Gabe Galanda Publishes Scholarly Essay on Indigenous Kinship Renewal and Relational Sovereignty

Gabe Galanda has published "In the Spirit of Vine Deloria, Jr.: Indigenous Kinship Renewal and Relational Sovereignty" on SSRN.   

Next year his essay will be published by Fulcrum Books in a book that honors the legacy of Vine Deloria, Jr. Gabe will also present his paper at the 18th Annual Vine Deloria, Jr. Indigenous Studies Symposium this May.

In addition to Vine Deloria, Jr., Gabe honors several of his mentors and heroes by citation to their scholarship and words, including Robert Williams, Jr., Robert Hershey, Billy Frank, Jr., Darrell Hillaire, and Alan Parker.
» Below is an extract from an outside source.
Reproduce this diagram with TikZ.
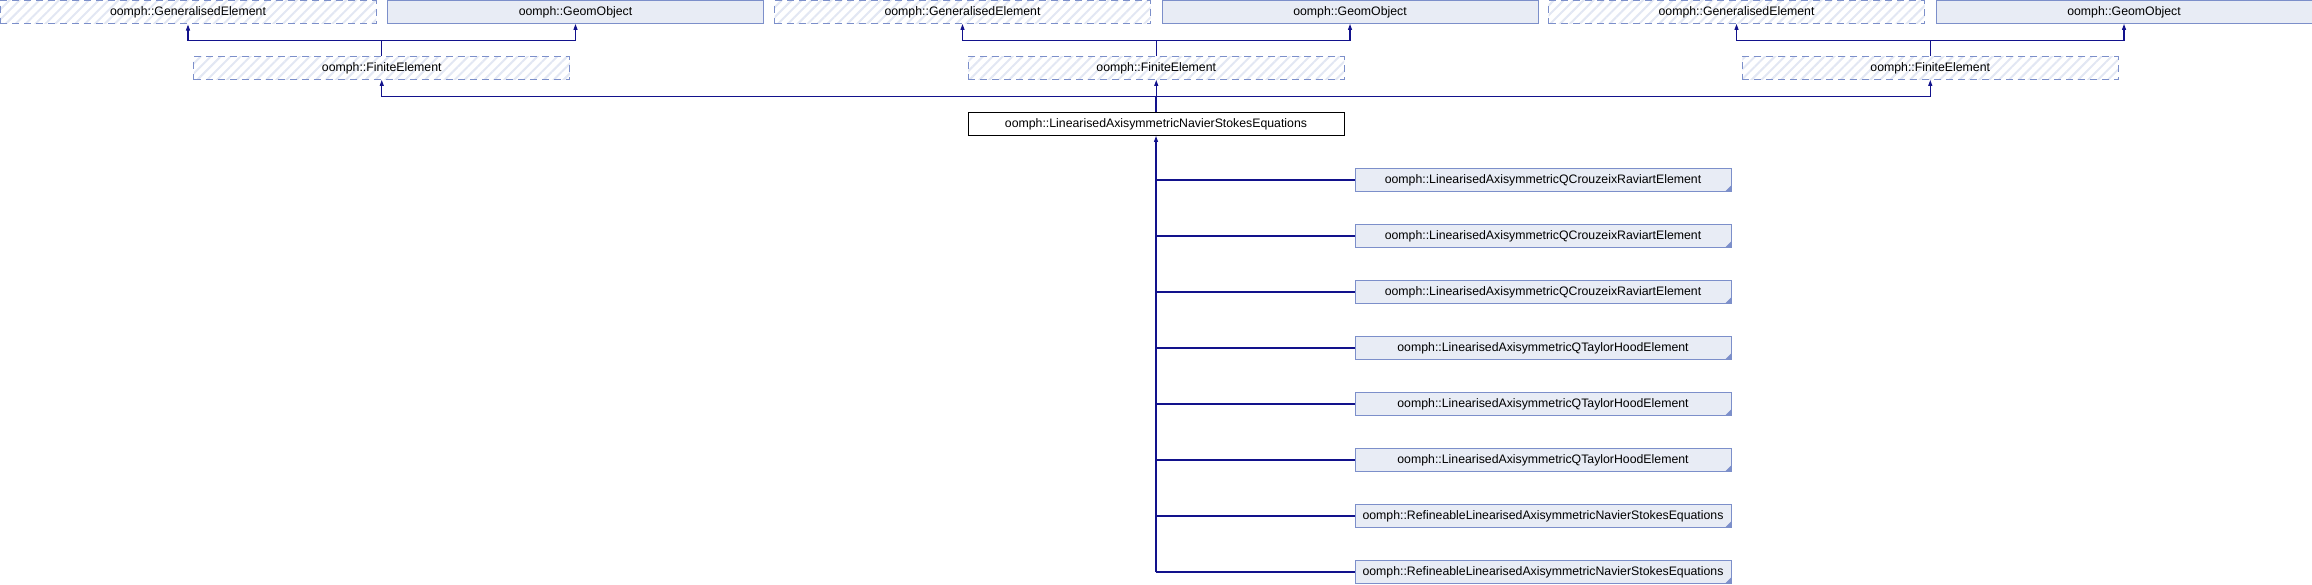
\documentclass[tikz,border=0pt]{standalone}
\usepackage{fontspec}
\setmainfont{Liberation Sans}
\usetikzlibrary{arrows.meta,patterns.meta}

\definecolor{edgeblue}{RGB}{18,18,140}
\definecolor{boxfill}{RGB}{232,236,245}
\definecolor{boxline}{RGB}{124,143,202}
\definecolor{hatchline}{RGB}{226,231,243}

\tikzset{
  cls/.style={minimum width=376pt,minimum height=23pt,inner sep=0pt,line width=0.9pt,
    font=\fontsize{12.3}{14}\selectfont},
  docbox/.style={cls,draw=boxline,fill=boxfill},
  undocbox/.style={cls,draw=boxline,dash pattern=on 7pt off 5pt,
    pattern={Lines[angle=45,distance=7pt,line width=2pt]},pattern color=hatchline},
  mainbox/.style={cls,draw=black,fill=white},
  leafbox/.style={docbox,path picture={
    \fill[boxline] (path picture bounding box.south east) -- ++(-6pt,0pt) -- ++(6pt,6pt) -- cycle;}},
  link/.style={edgeblue,line width=1.1pt},
  edge/.style={link,-{Triangle[width=4pt,length=6pt]}}
}

\begin{document}
\begin{tikzpicture}[x=1pt,y=-1pt]
\useasboundingbox (0,0) rectangle (2312,584);
\coordinate (topbus) at (0,40.3);
\coordinate (febus) at (0,96.3);
\node[mainbox] (main) at (1156,124) {oomph::LinearisedAxisymmetricNavierStokesEquations};
% three copies of the finite element branch
\foreach \x [count=\i] in {188,962.5,1736.5}{
  \node[undocbox] (gen\i) at (\x,12) {oomph::GeneralisedElement};
  \node[docbox] (geo\i) at ({\x+387.5},12) {oomph::GeomObject};
  \node[undocbox] (fe\i) at ({\x+193.75},68) {oomph::FiniteElement};
  \draw[edge] (fe\i.north) -- (fe\i.north |- topbus) -| (gen\i.south);
  \draw[edge] (fe\i.north |- topbus) -| (geo\i.south);
  \draw[edge] (main.north |- febus) -| (fe\i.south);
}
\draw[link] (main.north) -- (main.north |- febus);
% derived elements
\foreach \txt [count=\i] in {
  LinearisedAxisymmetricQCrouzeixRaviartElement,
  LinearisedAxisymmetricQCrouzeixRaviartElement,
  LinearisedAxisymmetricQCrouzeixRaviartElement,
  LinearisedAxisymmetricQTaylorHoodElement,
  LinearisedAxisymmetricQTaylorHoodElement,
  LinearisedAxisymmetricQTaylorHoodElement,
  RefineableLinearisedAxisymmetricNavierStokesEquations,
  RefineableLinearisedAxisymmetricNavierStokesEquations
}{
  \node[leafbox] (leaf\i) at (1543,{124+56*\i}) {oomph::\txt};
  \draw[link] (leaf\i.west) -- (leaf\i.west -| main.south);
}
\draw[edge] (leaf8.west -| main.south) -- (main.south);
\end{tikzpicture}
\end{document}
Here's the abstract of his essay:

This essay heeds Vine Deloria, Jr.’s inspiring call for the renewal of Indigenous kinship tradition and counsels for the development of relational sovereignty. The first part deconstructs the U.S. Supreme Court’s 1978 landmark decision in Santa Clara Pueblo v. Martinez to expose its distinctly economic underpinnings. That case exemplifies a steady erosion of Indigenous reciprocity, and concurrent rise of tribal per-capitalism and neocolonialism. The second part suggests five actions that Native nations could take to restore inclusionary, duty-based kinship systems and rules.  First, Native nations should replace blood quantum with alternative citizenship criteria rooted in traditional kinship principles. Second, Native nations should renew kinship terminology to eliminate neocolonial identifiers. Third, Native nations should outlaw disenrollment and bring their relatives home. Fourth, Native nations should lift enrollment moratoria and welcome their lost generations. Lastly, Native nations should—after pausing to understand the colonial legacy of federally sanctioned monetary distributions to tribal individuals—cease per capita payments and reinvest in community revitalization. By drawing on Indigenous traditions of reciprocity and shared destiny, Native nations should reconcile their peoples’ modern individual rights with their customary obligations and duties to one another. Through these strategies, Native nations can engage in a new paradigm of relational sovereignty, whereby Indigenous human existence is exalted and protected over individual power and profit.